─── The records

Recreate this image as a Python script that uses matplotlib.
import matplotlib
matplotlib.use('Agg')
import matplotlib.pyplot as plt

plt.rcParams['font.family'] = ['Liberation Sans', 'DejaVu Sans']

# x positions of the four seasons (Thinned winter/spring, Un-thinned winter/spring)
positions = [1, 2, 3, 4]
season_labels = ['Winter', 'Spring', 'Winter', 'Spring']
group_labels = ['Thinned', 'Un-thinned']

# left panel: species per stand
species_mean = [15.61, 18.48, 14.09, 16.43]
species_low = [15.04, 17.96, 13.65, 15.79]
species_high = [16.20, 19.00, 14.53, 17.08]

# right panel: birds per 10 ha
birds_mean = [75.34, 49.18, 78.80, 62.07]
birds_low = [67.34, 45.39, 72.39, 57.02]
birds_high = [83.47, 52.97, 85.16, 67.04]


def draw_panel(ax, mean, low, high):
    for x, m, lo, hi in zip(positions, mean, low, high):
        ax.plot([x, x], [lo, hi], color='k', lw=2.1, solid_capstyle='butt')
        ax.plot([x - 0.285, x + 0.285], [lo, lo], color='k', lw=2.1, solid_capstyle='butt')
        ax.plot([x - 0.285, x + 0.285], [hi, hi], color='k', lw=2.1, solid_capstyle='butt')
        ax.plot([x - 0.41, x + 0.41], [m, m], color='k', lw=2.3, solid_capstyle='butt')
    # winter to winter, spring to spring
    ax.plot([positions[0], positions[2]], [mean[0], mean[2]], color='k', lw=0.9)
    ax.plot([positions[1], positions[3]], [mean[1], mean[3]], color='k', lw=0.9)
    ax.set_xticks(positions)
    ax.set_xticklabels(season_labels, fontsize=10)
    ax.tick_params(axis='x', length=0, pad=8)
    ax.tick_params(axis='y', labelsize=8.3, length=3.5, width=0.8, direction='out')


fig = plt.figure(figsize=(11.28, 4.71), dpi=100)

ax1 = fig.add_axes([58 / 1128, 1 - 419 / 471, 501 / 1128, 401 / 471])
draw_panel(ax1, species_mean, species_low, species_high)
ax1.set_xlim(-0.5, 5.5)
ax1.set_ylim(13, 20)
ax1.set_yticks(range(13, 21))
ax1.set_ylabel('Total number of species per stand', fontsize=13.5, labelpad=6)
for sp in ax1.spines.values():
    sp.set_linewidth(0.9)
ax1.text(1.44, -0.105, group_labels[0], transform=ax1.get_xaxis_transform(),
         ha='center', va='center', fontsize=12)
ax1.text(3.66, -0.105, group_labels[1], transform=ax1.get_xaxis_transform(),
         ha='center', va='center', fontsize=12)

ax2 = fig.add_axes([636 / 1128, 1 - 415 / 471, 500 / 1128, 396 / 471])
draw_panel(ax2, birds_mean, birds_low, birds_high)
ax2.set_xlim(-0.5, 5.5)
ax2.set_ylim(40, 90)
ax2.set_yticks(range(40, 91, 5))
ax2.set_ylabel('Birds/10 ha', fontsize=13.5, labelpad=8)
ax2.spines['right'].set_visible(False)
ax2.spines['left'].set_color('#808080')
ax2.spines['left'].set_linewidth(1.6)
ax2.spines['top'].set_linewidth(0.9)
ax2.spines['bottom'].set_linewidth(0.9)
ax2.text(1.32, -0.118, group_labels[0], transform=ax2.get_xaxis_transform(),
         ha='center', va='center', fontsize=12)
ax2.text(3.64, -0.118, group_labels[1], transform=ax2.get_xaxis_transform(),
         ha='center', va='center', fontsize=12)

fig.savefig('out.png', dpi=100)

──────
─── The records

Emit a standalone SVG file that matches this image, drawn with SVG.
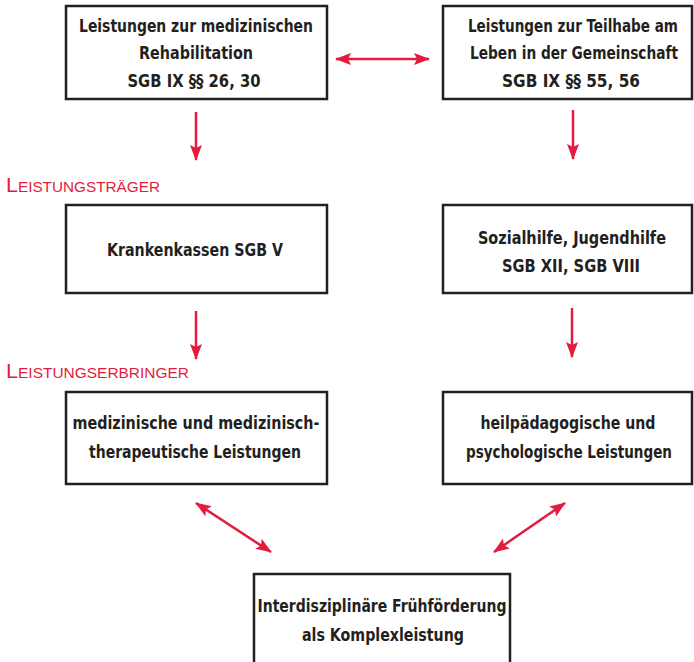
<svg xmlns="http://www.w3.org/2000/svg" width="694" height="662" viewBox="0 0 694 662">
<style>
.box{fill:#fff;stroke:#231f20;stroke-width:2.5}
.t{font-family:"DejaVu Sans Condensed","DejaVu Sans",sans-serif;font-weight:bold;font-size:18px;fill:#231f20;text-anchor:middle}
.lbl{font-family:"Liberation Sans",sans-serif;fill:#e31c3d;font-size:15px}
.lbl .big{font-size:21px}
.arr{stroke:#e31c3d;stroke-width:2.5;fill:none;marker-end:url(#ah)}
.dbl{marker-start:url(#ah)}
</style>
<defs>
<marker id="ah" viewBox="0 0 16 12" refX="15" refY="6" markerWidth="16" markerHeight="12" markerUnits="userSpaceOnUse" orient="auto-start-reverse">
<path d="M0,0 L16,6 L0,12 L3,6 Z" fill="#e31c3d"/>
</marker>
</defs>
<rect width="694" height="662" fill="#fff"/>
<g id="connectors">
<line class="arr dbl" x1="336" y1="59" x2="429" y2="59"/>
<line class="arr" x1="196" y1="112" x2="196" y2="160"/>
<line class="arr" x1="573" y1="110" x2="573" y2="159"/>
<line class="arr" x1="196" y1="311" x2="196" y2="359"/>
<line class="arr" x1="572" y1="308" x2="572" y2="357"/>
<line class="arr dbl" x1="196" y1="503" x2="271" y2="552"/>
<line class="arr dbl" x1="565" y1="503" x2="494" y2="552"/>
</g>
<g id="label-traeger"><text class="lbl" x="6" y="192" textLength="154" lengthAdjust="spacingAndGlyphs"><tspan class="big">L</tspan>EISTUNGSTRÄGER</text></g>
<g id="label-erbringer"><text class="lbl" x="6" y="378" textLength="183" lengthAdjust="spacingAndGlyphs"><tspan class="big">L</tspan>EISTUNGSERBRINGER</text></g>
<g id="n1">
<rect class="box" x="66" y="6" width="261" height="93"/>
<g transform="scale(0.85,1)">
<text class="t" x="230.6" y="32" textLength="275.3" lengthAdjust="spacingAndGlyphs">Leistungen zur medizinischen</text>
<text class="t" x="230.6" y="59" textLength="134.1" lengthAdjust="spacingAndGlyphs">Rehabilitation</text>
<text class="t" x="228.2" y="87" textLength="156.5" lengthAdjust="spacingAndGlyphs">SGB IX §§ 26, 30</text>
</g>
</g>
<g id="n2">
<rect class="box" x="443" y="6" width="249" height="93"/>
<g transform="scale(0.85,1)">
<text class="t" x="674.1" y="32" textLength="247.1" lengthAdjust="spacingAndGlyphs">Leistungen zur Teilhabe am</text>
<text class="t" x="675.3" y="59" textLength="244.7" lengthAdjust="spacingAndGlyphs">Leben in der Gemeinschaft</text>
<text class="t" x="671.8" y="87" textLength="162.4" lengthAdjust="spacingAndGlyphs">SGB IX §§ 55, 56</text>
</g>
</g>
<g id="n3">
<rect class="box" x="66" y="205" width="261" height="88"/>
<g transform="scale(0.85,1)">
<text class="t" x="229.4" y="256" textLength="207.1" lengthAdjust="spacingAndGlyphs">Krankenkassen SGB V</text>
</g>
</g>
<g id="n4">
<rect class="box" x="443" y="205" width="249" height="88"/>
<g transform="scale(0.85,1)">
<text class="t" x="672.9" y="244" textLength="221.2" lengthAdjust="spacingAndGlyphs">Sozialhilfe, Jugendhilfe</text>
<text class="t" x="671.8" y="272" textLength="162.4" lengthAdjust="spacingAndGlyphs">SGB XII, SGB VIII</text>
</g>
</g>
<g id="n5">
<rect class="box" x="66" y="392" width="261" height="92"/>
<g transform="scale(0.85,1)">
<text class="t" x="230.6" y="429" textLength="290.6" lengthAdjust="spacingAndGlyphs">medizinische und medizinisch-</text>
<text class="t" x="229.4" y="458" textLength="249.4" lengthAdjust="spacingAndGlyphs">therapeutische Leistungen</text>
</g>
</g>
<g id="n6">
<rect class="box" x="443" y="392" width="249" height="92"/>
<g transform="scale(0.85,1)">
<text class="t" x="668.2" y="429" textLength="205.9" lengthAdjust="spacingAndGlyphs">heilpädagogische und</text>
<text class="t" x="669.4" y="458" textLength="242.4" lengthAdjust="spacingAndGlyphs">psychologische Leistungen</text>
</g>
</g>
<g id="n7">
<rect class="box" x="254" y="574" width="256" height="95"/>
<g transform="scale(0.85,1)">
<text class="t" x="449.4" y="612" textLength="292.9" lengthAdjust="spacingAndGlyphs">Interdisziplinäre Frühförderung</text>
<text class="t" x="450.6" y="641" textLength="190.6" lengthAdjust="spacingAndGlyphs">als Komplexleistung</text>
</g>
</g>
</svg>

──────
─── The records

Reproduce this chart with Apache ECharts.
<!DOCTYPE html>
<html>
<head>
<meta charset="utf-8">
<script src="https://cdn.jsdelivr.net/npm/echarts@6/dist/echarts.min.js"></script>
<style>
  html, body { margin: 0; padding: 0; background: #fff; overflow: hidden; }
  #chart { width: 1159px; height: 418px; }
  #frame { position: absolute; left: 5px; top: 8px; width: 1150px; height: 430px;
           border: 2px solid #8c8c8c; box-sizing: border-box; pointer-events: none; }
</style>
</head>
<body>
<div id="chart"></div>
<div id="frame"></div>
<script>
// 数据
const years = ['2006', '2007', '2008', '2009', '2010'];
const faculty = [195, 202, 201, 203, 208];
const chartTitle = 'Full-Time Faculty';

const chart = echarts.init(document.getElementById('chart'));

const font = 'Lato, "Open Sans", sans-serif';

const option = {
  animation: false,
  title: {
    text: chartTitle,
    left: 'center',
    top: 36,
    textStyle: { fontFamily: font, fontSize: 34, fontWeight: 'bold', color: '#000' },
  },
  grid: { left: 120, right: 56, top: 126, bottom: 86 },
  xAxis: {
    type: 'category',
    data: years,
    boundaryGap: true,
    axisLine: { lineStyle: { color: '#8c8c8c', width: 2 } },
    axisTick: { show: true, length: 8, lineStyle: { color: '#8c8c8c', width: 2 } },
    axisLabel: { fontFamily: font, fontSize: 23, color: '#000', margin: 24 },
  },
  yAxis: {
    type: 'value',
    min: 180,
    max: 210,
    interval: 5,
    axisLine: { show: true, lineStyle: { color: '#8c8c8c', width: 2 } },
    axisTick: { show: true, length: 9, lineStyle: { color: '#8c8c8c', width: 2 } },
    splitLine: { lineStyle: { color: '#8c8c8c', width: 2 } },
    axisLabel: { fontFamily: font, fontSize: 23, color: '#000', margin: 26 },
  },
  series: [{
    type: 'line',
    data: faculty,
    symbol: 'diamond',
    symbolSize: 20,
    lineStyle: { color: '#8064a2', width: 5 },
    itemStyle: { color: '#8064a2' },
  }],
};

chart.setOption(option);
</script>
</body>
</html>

──────

* _Work instructions_
Only the lines from the line with "Recreate this image" to the line with "group_labels = ['Thinned', 'Un-thinned']", inclusive, are to be printed, exactly as they appear.

* _Solution below_
Recreate this image as a Python script that uses matplotlib.
import matplotlib
matplotlib.use('Agg')
import matplotlib.pyplot as plt

plt.rcParams['font.family'] = ['Liberation Sans', 'DejaVu Sans']

# x positions of the four seasons (Thinned winter/spring, Un-thinned winter/spring)
positions = [1, 2, 3, 4]
season_labels = ['Winter', 'Spring', 'Winter', 'Spring']
group_labels = ['Thinned', 'Un-thinned']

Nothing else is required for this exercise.